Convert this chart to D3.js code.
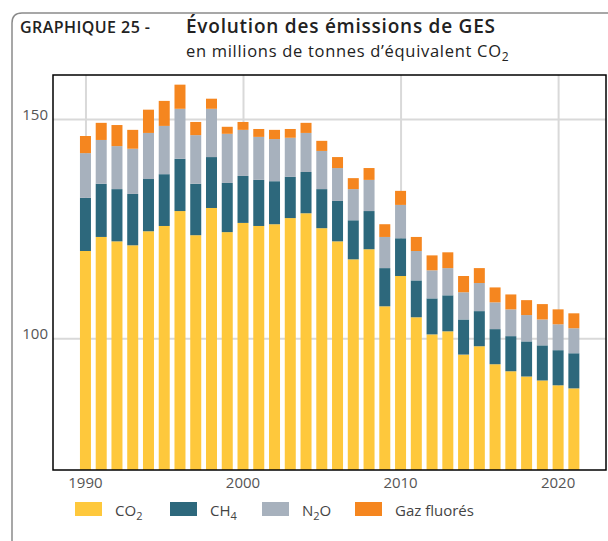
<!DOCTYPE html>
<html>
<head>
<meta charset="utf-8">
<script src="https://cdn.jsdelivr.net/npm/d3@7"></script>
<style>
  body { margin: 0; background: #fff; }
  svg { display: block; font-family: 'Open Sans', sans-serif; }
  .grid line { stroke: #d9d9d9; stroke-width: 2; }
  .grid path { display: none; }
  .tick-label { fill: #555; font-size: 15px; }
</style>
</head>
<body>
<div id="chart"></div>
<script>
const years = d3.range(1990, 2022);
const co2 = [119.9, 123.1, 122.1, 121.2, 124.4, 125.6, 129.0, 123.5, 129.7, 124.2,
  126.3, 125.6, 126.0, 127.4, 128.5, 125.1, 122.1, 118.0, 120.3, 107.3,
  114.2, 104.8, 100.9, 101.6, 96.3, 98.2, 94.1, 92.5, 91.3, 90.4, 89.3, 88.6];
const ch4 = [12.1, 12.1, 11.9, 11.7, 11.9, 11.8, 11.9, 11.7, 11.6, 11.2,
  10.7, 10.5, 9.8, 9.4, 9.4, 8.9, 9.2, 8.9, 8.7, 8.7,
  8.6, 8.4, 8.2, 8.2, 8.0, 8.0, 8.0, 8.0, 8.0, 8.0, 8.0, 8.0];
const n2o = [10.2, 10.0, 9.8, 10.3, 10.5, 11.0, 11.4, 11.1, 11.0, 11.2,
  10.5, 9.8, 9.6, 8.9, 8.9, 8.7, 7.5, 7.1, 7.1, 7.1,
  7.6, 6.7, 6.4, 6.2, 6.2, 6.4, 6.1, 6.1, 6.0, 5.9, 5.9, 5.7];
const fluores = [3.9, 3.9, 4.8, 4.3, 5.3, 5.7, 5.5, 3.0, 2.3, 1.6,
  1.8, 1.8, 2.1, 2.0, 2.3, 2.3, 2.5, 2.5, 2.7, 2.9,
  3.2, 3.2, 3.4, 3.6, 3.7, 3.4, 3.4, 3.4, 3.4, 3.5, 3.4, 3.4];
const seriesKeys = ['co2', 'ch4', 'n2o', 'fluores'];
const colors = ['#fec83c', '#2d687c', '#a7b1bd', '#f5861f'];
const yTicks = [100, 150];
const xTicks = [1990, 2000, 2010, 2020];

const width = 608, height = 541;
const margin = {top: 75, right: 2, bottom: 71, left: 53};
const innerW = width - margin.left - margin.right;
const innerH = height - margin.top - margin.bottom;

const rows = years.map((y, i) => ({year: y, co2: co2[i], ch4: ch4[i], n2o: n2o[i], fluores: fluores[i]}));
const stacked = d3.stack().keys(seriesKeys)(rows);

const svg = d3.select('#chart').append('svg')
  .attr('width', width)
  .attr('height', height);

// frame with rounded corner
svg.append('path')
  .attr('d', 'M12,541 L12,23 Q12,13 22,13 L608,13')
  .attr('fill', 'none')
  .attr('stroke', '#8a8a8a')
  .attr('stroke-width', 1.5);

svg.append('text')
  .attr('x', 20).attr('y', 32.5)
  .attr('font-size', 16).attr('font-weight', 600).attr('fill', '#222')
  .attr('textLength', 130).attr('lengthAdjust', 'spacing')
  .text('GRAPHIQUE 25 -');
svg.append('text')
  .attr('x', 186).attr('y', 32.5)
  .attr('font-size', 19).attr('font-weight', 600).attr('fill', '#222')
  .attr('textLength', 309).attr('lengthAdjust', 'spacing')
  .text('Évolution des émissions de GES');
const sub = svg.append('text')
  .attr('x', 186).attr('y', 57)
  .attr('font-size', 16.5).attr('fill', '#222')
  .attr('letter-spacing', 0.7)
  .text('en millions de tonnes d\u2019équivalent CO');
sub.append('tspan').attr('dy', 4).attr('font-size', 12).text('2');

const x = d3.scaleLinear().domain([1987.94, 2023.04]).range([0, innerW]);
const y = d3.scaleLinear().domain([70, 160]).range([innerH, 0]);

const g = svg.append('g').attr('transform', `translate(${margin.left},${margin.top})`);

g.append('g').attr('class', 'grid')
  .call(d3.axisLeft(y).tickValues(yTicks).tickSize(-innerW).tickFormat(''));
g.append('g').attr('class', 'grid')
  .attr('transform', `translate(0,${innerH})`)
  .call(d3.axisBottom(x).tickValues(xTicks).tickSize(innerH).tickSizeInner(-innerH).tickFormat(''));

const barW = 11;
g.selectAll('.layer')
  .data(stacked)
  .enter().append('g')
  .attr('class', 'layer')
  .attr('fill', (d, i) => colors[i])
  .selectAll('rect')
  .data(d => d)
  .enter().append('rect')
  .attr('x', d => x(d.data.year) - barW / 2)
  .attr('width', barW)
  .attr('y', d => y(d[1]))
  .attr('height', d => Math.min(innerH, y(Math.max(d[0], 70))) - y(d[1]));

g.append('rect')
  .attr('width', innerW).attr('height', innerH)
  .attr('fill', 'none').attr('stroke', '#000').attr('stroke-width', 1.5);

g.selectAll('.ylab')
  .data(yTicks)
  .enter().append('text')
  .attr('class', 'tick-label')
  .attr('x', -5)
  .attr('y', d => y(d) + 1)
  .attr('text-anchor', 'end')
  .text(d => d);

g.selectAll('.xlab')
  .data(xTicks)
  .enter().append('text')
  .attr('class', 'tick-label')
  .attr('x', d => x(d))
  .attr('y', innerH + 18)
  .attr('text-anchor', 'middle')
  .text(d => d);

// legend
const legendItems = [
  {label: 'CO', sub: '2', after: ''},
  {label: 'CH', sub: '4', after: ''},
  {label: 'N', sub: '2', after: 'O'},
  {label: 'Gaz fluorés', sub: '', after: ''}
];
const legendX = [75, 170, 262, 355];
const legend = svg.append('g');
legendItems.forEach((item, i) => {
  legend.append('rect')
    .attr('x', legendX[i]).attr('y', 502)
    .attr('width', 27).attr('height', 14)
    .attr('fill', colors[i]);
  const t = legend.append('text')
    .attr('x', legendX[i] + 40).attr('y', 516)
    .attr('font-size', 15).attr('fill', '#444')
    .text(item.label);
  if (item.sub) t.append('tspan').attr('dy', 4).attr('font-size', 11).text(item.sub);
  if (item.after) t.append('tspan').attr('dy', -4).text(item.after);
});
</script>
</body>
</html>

▶ Given problem: Pull out all lines of the data with the string "chart".

▶ Task solution:
Convert this chart to D3.js code.
<div id="chart"></div>
const svg = d3.select('#chart').append('svg')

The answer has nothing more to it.